Some sample exam 2 questions:
1. Briefly define the following terms:
Clustered Index
Unclustered Index
Primary Index
Secondary Index
Database Workload
Index-only plan
System Catalog
Double Buffering
Reduction Factor
Bulk Loading of a B+ Tree
2. What is meant by the term Buffer Replacement Policy? Give an example of
a buffer replacement policy and explain how this policy affects a DB.
Make sure to give advantages and disadvantages of your sample policy.
3. What are the advantages of using a variable length format for records in
a file. Give an example of how you might represent a record with four
fields, each of varying lengths.
4. Describe how each of the following page formats represents records:
* Variable length records with a slot directory
* Packed fixed length records
* Unpacked fixed length records with a bitmap
5. Three file storage mechanisms are heap files, sorted files and hashed files.

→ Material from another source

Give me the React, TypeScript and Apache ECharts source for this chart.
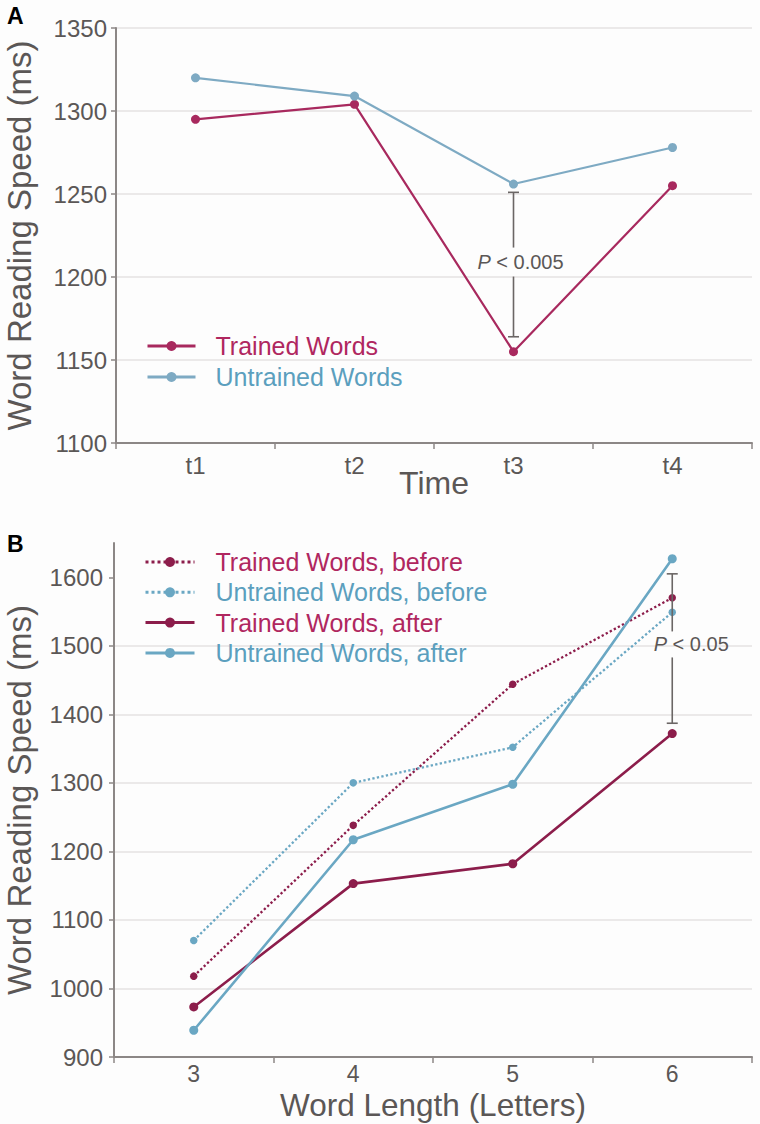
import React, { useEffect, useRef } from "react";
import * as echarts from "echarts";

// ---- Data ----
const timePoints = ["t1", "t2", "t3", "t4"];
const trainedA = [1295, 1304, 1155, 1255];
const untrainedA = [1320, 1309, 1256, 1278];
const yTicksA = [1100, 1150, 1200, 1250, 1300, 1350];

const wordLengths = ["3", "4", "5", "6"];
const trainedBefore = [1018, 1238, 1444, 1570];
const untrainedBefore = [1070, 1300, 1352, 1549];
const trainedAfter = [973, 1153, 1182, 1372];
const untrainedAfter = [939, 1217, 1298, 1627];
const yTicksB = [900, 1000, 1100, 1200, 1300, 1400, 1500, 1600];

// error bars: [category, low, high, label position]
const errA = [["t3", 1164, 1251, 1209]];
const errB = [["6", 1387, 1605, 1502]];
const pLabelA = "0.005";
const pLabelB = "0.05";

const FONT = "'Liberation Sans', Arial, Helvetica, sans-serif";
const GREY = "#5b5756";
const AXIS = "#8c8786";
const GRID = "#e4e2e2";
const TR_LINE_A = "#a8295e";
const UN_LINE_A = "#7eaac3";
const TR_LINE_B = "#8c1d4b";
const UN_LINE_B = "#6aa7c3";
const TR_TEXT = "#b0275f";
const UN_TEXT = "#5b9fbe";

function makeErr(textDx: number, gapHalf: number, pval: string) {
  return (params: any, api: any) => {
    const c = api.value(0);
    const lo = api.coord([c, api.value(1)]);
    const hi = api.coord([c, api.value(2)]);
    const mid = api.coord([c, api.value(3)]);
    const x = lo[0];
    const cap = 5.5;
    const st = { stroke: "#6b6665", lineWidth: 1.6 };
    return {
      type: "group",
      children: [
        { type: "line", shape: { x1: x, y1: hi[1], x2: x, y2: mid[1] - gapHalf }, style: st },
        { type: "line", shape: { x1: x, y1: mid[1] + gapHalf, x2: x, y2: lo[1] }, style: st },
        { type: "line", shape: { x1: x - cap, y1: hi[1], x2: x + cap, y2: hi[1] }, style: st },
        { type: "line", shape: { x1: x - cap, y1: lo[1], x2: x + cap, y2: lo[1] }, style: st },
        {
          type: "text",
          x: x + textDx,
          y: mid[1],
          style: {
            text: "{i|P}{n| < " + pval + "}",
            align: "center",
            verticalAlign: "middle",
            fill: GREY,
            fontSize: 20,
            fontFamily: FONT,
            rich: {
              i: { fontStyle: "italic", fontSize: 20, fontFamily: FONT, fill: GREY },
              n: { fontSize: 20, fontFamily: FONT, fill: GREY },
            },
          },
        },
      ],
    };
  };
}

export default function App() {
  const ref = useRef<HTMLDivElement>(null);
  useEffect(() => {
    if (!ref.current) return;
    const chart = echarts.init(ref.current, null, { renderer: "svg" });

    const yAxisCommon = (min: number, max: number, interval: number, ticks: number[], labelMargin: number, nameGap: number) => ({
      type: "value",
      min,
      max,
      interval,
      name: "Word Reading Speed (ms)",
      nameLocation: "middle",
      nameRotate: 90,
      nameGap,
      nameMoveOverlap: false,
      nameTextStyle: { fontSize: 33, color: GREY, fontFamily: FONT },
      axisLine: { show: true, lineStyle: { color: AXIS, width: 2 } },
      axisTick: { show: true, length: 5, lineStyle: { color: AXIS, width: 1.5 }, customValues: ticks },
      axisLabel: {
        fontSize: 24,
        color: GREY,
        fontFamily: FONT,
        margin: labelMargin,
        customValues: ticks,
        formatter: (v: number) => String(v),
      },
      splitLine: { show: true, showMaxLine: true, lineStyle: { color: GRID, width: 1.5 } },
    });

    const xAxisCommon = (
      cats: string[],
      name: string,
      nameGap: number,
      nameSize: number,
      labelMargin: number,
      labelSize: number
    ) => ({
      type: "category",
      data: cats,
      boundaryGap: true,
      name,
      nameLocation: "middle",
      nameGap,
      nameMoveOverlap: false,
      nameTextStyle: { fontSize: nameSize, lineHeight: 28, color: GREY, fontFamily: FONT },
      axisLine: { show: true, lineStyle: { color: AXIS, width: 2 } },
      axisTick: { show: true, length: 6, lineStyle: { color: AXIS, width: 1.5 } },
      axisLabel: { fontSize: labelSize, lineHeight: 20, color: GREY, fontFamily: FONT, margin: labelMargin },
      splitLine: { show: false },
    });

    const yA = yAxisCommon(1100, 1350, 50, yTicksA, 9, 80);
    const yB: any = yAxisCommon(900, 1650, 100, yTicksB, 11, 78);
    yB.gridIndex = 1;
    yB.splitLine.showMaxLine = false;

    const xA: any = xAxisCommon(timePoints, "Time", 26, 32, 12, 24);
    const xB: any = xAxisCommon(wordLengths, "Word Length (Letters)", 33.5, 31.5, 7, 23);
    xB.gridIndex = 1;

    const option: any = {
      animation: false,
      backgroundColor: "#fdfdfd",
      textStyle: { fontFamily: FONT },
      grid: [
        { left: 116, right: 8, top: 28, height: 415, outerBoundsMode: "none", containLabel: false },
        { left: 114, right: 8, top: 543, height: 514, outerBoundsMode: "none", containLabel: false },
      ],
      xAxis: [xA, xB],
      yAxis: [yA, yB],
      legend: [
        {
          orient: "vertical",
          left: 141,
          top: 328.5,
          itemWidth: 48,
          itemHeight: 12.5,
          itemGap: 6,
          selectedMode: false,
          lineStyle: { width: 3 },
          textStyle: { fontSize: 25, fontFamily: FONT, padding: [0, 0, 0, 15] },
          data: [
            { name: "Trained Words", textStyle: { color: TR_TEXT } },
            { name: "Untrained Words", textStyle: { color: UN_TEXT } },
          ],
        },
        {
          orient: "vertical",
          left: 139,
          top: 544.5,
          itemWidth: 49,
          itemHeight: 12.5,
          itemGap: 5.3,
          selectedMode: false,
          lineStyle: { width: 3 },
          textStyle: { fontSize: 25, fontFamily: FONT, padding: [0, 0, 0, 16] },
          data: [
            { name: "Trained Words, before", textStyle: { color: TR_TEXT } },
            { name: "Untrained Words, before", textStyle: { color: UN_TEXT } },
            { name: "Trained Words, after", textStyle: { color: TR_TEXT } },
            { name: "Untrained Words, after", textStyle: { color: UN_TEXT } },
          ],
        },
      ],
      graphic: [
        { type: "text", left: 7, top: 4, style: { text: "A", fontSize: 23, fontWeight: "bold", fill: "#000", fontFamily: FONT } },
        { type: "text", left: 7, top: 532, style: { text: "B", fontSize: 23, fontWeight: "bold", fill: "#000", fontFamily: FONT } },
      ],
      series: [
        {
          name: "Trained Words",
          type: "line",
          xAxisIndex: 0,
          yAxisIndex: 0,
          data: trainedA,
          symbol: "circle",
          symbolSize: 9,
          color: TR_LINE_A,
          lineStyle: { width: 2.2, color: TR_LINE_A },
          itemStyle: { color: TR_LINE_A },
        },
        {
          name: "Untrained Words",
          type: "line",
          xAxisIndex: 0,
          yAxisIndex: 0,
          data: untrainedA,
          symbol: "circle",
          symbolSize: 9,
          color: UN_LINE_A,
          lineStyle: { width: 2.2, color: UN_LINE_A },
          itemStyle: { color: UN_LINE_A },
        },
        {
          type: "custom",
          xAxisIndex: 0,
          yAxisIndex: 0,
          data: errA,
          renderItem: makeErr(7, 14.5, pLabelA),
          z: 5,
        },
        {
          name: "Trained Words, before",
          type: "line",
          xAxisIndex: 1,
          yAxisIndex: 1,
          data: trainedBefore,
          symbol: "circle",
          symbolSize: 7.5,
          color: TR_LINE_B,
          lineStyle: { width: 2.3, color: TR_LINE_B, type: "dotted" },
          itemStyle: { color: TR_LINE_B },
        },
        {
          name: "Untrained Words, before",
          type: "line",
          xAxisIndex: 1,
          yAxisIndex: 1,
          data: untrainedBefore,
          symbol: "circle",
          symbolSize: 7.5,
          color: UN_LINE_B,
          lineStyle: { width: 2.3, color: UN_LINE_B, type: "dotted" },
          itemStyle: { color: UN_LINE_B },
        },
        {
          name: "Trained Words, after",
          type: "line",
          xAxisIndex: 1,
          yAxisIndex: 1,
          data: trainedAfter,
          symbol: "circle",
          symbolSize: 9,
          color: TR_LINE_B,
          lineStyle: { width: 2.6, color: TR_LINE_B },
          itemStyle: { color: TR_LINE_B },
        },
        {
          name: "Untrained Words, after",
          type: "line",
          xAxisIndex: 1,
          yAxisIndex: 1,
          data: untrainedAfter,
          symbol: "circle",
          symbolSize: 9,
          color: UN_LINE_B,
          lineStyle: { width: 2.6, color: UN_LINE_B },
          itemStyle: { color: UN_LINE_B },
        },
        {
          type: "custom",
          xAxisIndex: 1,
          yAxisIndex: 1,
          data: errB,
          renderItem: makeErr(19, 13, pLabelB),
          z: 5,
        },
      ],
    };
    chart.setOption(option);
    return () => chart.dispose();
  }, []);

  return (
    <div
      ref={ref}
      style={{ position: "absolute", left: 0, top: 0, width: 760, height: 1124 }}
    />
  );
}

Give advantages and disadvantages of each. Make your answers specific with
respect to normal DB operations such a searching for a particular record,
or scanning all of the records, etc.
6. We discussed three representations for data entries in an index file.
Define these three possible representations and discuss advantages and
disadvantages of each representation and when they would be appropriate.
7. For each of the following index methods describe
(1) How the index is represented
(2) Where data is stored in the index
(3) How the following operations are executed
searching the index for a key value
insert a key value in the index
deleting a key value from the index
Also discuss the advantages and disadvantages of each method.
The methods:
ISAM
B+ Trees
Static Hashing
Extendible Hashing
Linear Hashing
8. Give the algorithm for each of the following external sorting methods.
How many I/O operations would be needed for each assuming a file of
87 pages and 15 available buffers?
2 Way External Merge Sort
N Way External Merge Sort
9. Why is heapsort often used as your sorting mechanism for the internal
sort during an external sort? What is the average, best and worst case
performance of this sort and under what conditions do these occur?
10. If you have a selection operator
SELECT equality condition ( relation )
how would you perform the operation under the following conditions, and
what would be the estimated cost of your approach in disk I/Os.
- There is no index, data is unsorted
- There is a clustered tree index
- There is a hash index
How would your answer change if the condition were not an equality
condition?
If there is more than one index available, how do you choose which
mechanism(s) to use?
11. How is the projection operator implemented with sorting? How about hashing?
What are the expected costs for these operations in terms of disk I/Os?
12. Give pseudo-code for the following join operations (you may assume the join
is performed on a single attribute with an equality condition). Also give
the expected cost for each operation.
Simple Nested Loops Join
Index Nested Loops Join
Block Nested Loops Join
Sort-Merge Join
Hash-Join
13. What is meant by the term reduction factor? How does it apply in query
evaluation? Give at least two examples of reduction factors and how they
might affect a particular query.
14. System R only considers left deep plans. Why is this? Give an example of
a plan that is left deep and one that is not.